Alors franchement, où est la robe en velours, le voile sur la tête et tous les signes de deuil là dedans ? Certes, beaucoup de parents ne l'ont pas vécu comme moi, et ont eu besoin d'une période de transition nécessaire pour "passer à l'adoption", alors je ne veux surtout pas généraliser cette période à mon expérience perso. Mais fait-on vraiment un "deuil" que l'on peut considérer un jour comme clôturé, finalisé avec un point final ? Cette expression, évoquant la tristesse, la séparation et le renoncement à tout jamais est-elle adaptée à la majorité des postulants à l'adoption dans cette phase de transition entre ceux deux types de filiation ?
Et mon deuil à moi dans tout ça, hein ? Moushette, dis-moi, as tu fait ton deuil de l'enfant bio ?? Aller, sois franche et fais ton coming-out !!!!
Rien de moins sûr.
Car j'ai encore des regrets de ne pas avoir connu l'allaitement
Alors fait ou pas steu deuil Moushette ? Aller, je vais vous l'dire... en toute confidentialité
Un jour de cet hiver vers 15 heures, pendant nos vacances ensoleillées sur des pistes de ski débordantes de neige fraîche, alors que les mamans de bébés de 8 mois devaient se morfondre à garder leur bébé à la sieste au bas des pistes dans le chalet, moi j'étais en haut des pistes avec mon "bébé" de 6 ans adopté il y a 8 mois en Inde, et je kiffais grave ses virages en ski parallèle et sa joie de la glisse à fond les manettes.
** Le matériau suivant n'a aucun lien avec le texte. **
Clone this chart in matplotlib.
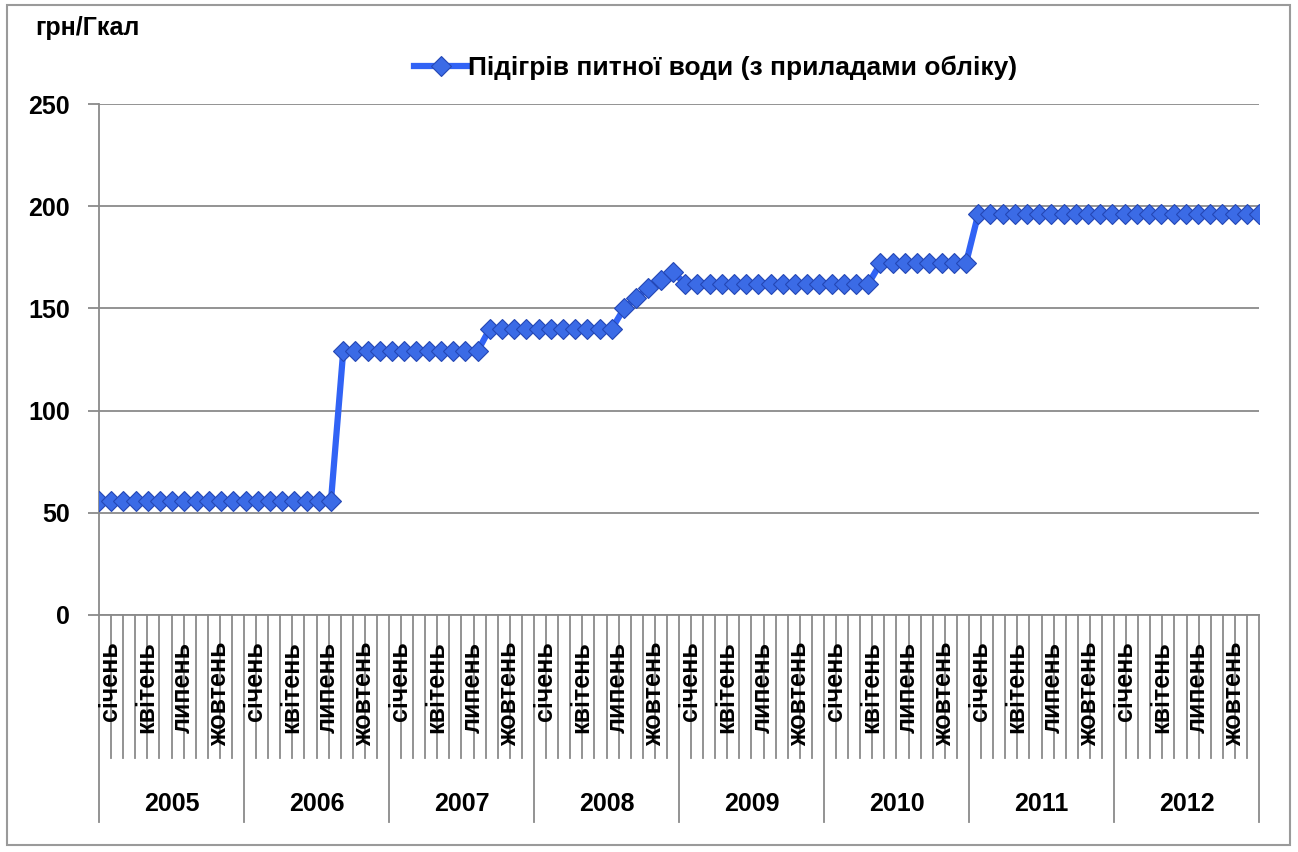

"Pfiou, heureusement que j'avais échappée à la corvée de la sieste hein, steu galère d'avoir un enfant bio, c'est quand même hachtement et plus cool d'adopter un gosse qu'on peut directement mettre sur des spatules sans passer par l'étape sieste-qui-te-sucre-l'aprem-de-ski et luge-en-attendant-le-ski !!"
Et tout là haut, sur mon pic des Pyrénées, j'ai su avec certitude, que j'avais du faire ce fameux "deuil" il y a bien longtemps sans que je le sache, et que ce "deuil" avait sûrement du être une des étapes d'une nouvelle aventure me conduisant vers un de mes enfants. Mon deuil, s'il y en a eu un, avait du être un grand bonheur plutôt qu'un malheur, tout simplement...
... un peu comme le deuil et le sourire rayonnant de Scarlett'o'Hara au bras de son Rhett lors du fameux Confederate bal ! Je trouve que cette photo illustre ce billet à la perfection !!!!